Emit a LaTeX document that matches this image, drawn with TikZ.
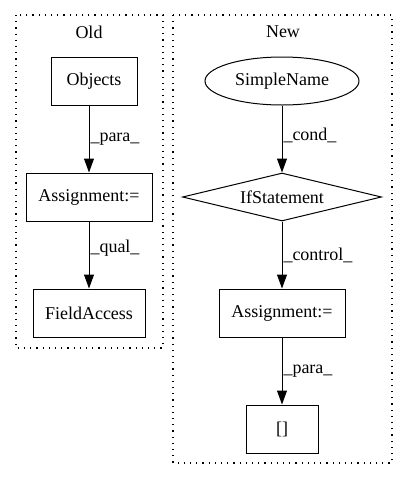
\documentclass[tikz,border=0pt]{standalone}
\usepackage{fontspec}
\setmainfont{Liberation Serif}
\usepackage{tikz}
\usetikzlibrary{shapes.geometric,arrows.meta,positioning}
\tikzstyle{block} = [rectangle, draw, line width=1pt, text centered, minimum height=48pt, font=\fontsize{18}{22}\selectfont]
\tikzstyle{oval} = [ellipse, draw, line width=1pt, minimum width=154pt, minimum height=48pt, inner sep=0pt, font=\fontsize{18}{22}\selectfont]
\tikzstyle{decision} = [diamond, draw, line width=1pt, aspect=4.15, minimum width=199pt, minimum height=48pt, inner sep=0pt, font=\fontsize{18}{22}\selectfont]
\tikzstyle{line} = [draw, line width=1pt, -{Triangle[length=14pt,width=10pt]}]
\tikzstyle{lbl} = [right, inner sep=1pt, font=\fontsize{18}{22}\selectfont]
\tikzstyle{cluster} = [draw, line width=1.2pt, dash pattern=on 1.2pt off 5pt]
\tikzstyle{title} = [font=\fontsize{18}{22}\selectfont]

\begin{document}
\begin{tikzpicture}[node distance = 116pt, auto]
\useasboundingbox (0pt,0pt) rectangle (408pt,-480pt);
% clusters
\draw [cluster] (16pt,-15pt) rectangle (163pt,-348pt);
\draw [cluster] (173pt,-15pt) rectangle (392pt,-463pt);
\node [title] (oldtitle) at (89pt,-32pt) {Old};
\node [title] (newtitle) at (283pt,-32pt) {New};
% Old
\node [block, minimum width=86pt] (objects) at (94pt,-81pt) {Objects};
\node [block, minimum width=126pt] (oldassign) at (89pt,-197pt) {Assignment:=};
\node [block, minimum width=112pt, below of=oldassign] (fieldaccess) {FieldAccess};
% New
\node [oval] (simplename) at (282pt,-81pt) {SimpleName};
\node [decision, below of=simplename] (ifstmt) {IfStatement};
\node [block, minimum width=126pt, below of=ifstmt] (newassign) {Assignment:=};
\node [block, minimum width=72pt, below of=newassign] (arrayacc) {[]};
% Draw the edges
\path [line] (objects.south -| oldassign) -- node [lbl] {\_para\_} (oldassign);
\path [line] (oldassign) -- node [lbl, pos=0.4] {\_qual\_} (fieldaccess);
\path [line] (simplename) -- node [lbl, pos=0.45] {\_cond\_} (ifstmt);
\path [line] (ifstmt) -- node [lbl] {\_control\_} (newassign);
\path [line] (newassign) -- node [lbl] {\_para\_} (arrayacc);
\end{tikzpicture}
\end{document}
+---+
Given task: Print the whole listing above once more, word for word, without its pictures.

Solution to this task:
Emit a LaTeX document that matches this image, drawn with TikZ.
\documentclass[tikz,border=0pt]{standalone}
\usepackage{fontspec}
\setmainfont{Liberation Serif}
\usepackage{tikz}
\usetikzlibrary{shapes.geometric,arrows.meta,positioning}
\tikzstyle{block} = [rectangle, draw, line width=1pt, text centered, minimum height=48pt, font=\fontsize{18}{22}\selectfont]
\tikzstyle{oval} = [ellipse, draw, line width=1pt, minimum width=154pt, minimum height=48pt, inner sep=0pt, font=\fontsize{18}{22}\selectfont]
\tikzstyle{decision} = [diamond, draw, line width=1pt, aspect=4.15, minimum width=199pt, minimum height=48pt, inner sep=0pt, font=\fontsize{18}{22}\selectfont]
\tikzstyle{line} = [draw, line width=1pt, -{Triangle[length=14pt,width=10pt]}]
\tikzstyle{lbl} = [right, inner sep=1pt, font=\fontsize{18}{22}\selectfont]
\tikzstyle{cluster} = [draw, line width=1.2pt, dash pattern=on 1.2pt off 5pt]
\tikzstyle{title} = [font=\fontsize{18}{22}\selectfont]

\begin{document}
\begin{tikzpicture}[node distance = 116pt, auto]
\useasboundingbox (0pt,0pt) rectangle (408pt,-480pt);
% clusters
\draw [cluster] (16pt,-15pt) rectangle (163pt,-348pt);
\draw [cluster] (173pt,-15pt) rectangle (392pt,-463pt);
\node [title] (oldtitle) at (89pt,-32pt) {Old};
\node [title] (newtitle) at (283pt,-32pt) {New};
% Old
\node [block, minimum width=86pt] (objects) at (94pt,-81pt) {Objects};
\node [block, minimum width=126pt] (oldassign) at (89pt,-197pt) {Assignment:=};
\node [block, minimum width=112pt, below of=oldassign] (fieldaccess) {FieldAccess};
% New
\node [oval] (simplename) at (282pt,-81pt) {SimpleName};
\node [decision, below of=simplename] (ifstmt) {IfStatement};
\node [block, minimum width=126pt, below of=ifstmt] (newassign) {Assignment:=};
\node [block, minimum width=72pt, below of=newassign] (arrayacc) {[]};
% Draw the edges
\path [line] (objects.south -| oldassign) -- node [lbl] {\_para\_} (oldassign);
\path [line] (oldassign) -- node [lbl, pos=0.4] {\_qual\_} (fieldaccess);
\path [line] (simplename) -- node [lbl, pos=0.45] {\_cond\_} (ifstmt);
\path [line] (ifstmt) -- node [lbl] {\_control\_} (newassign);
\path [line] (newassign) -- node [lbl] {\_para\_} (arrayacc);
\end{tikzpicture}
\end{document}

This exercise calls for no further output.